First I want to say that, given the subject matter of this novel, violence is to be expected. There were a few things that had me wide eyed in shock, and I’m not normally one to cringe at violence in books. I feel I should warn anyone who may be uncomfortable with violence on children and rape scenes to avoid this book. Thankfully, there was not a lot of violence and the descriptions of it were quickly over.
I felt this book to be very powerful, especially as it is told through the first person point of view. I find first person really draws me more into the story, like I am the person I’m reading about. Aminata Diall is an amazing character. She may not have been an actual person in history, but I’m sure her story is very much like the stories of many people who were kidnapped and sold.

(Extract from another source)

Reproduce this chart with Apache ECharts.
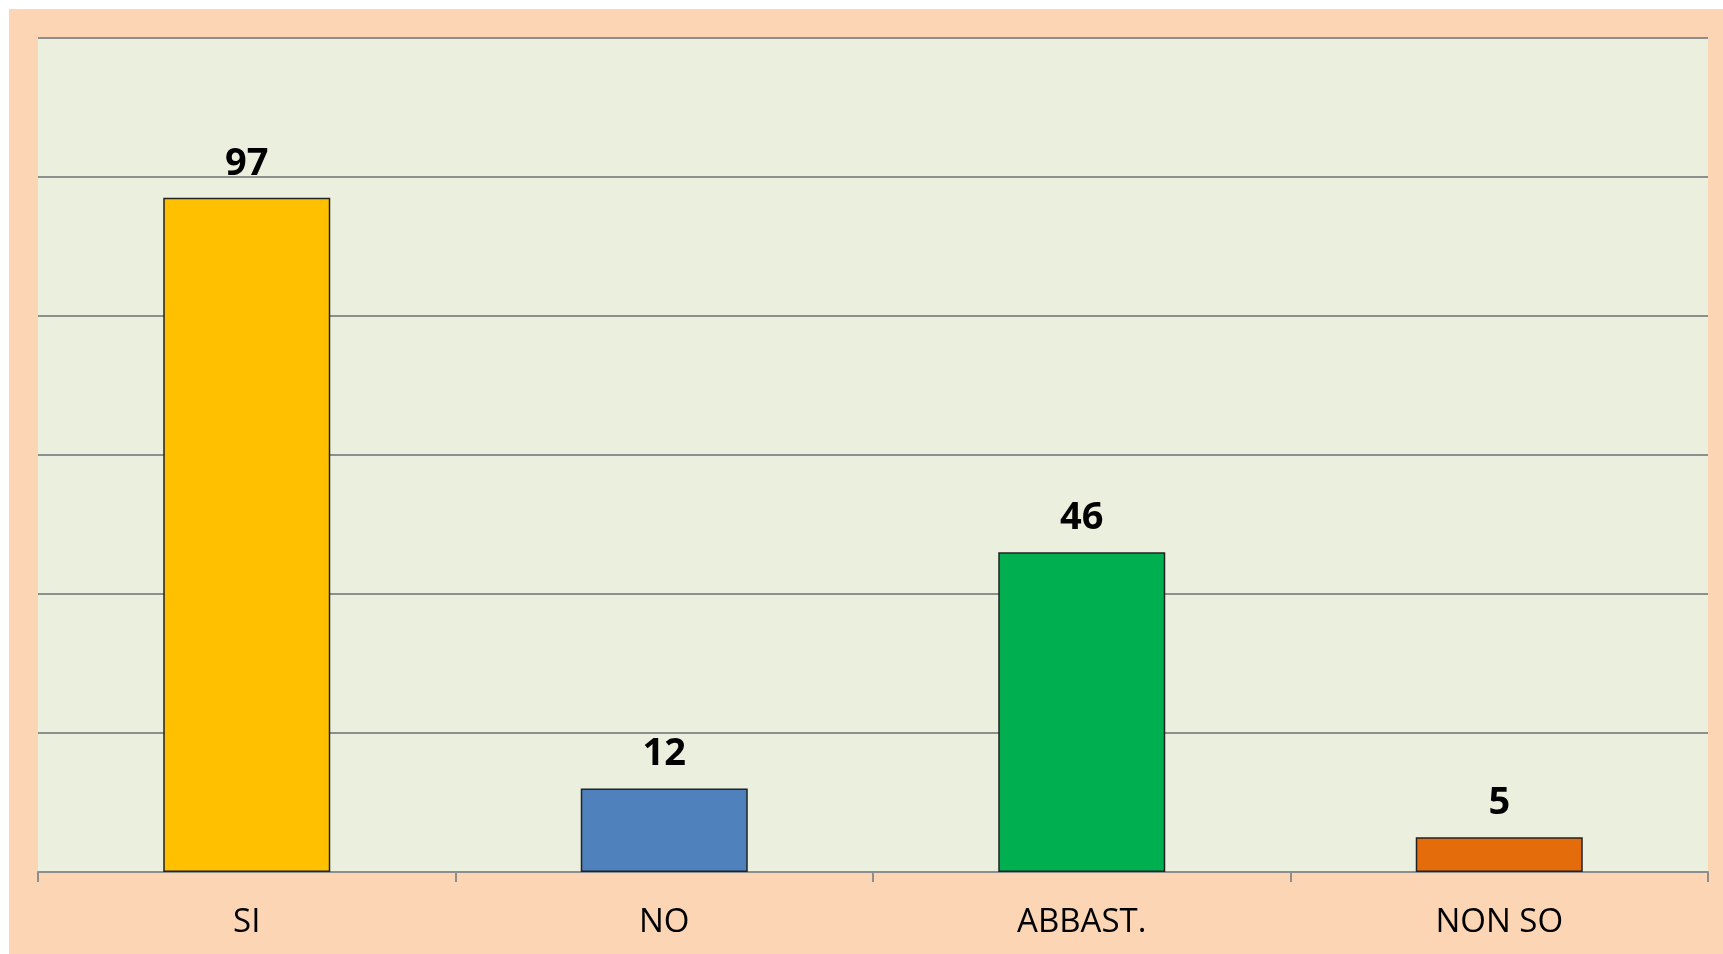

We all know that the slave trade happened. However, in this day and age, no one in North America has really experienced it. We all might say, “yes, terrible things happened.” or “yes, it was a great tragedy” but how many people really know how horrible the lives of these people were? Reading this brought me a new understanding of that period of history.
If you can handle the violence, I think everyone should read this book. I highly recommend it and give it 5/5 stars!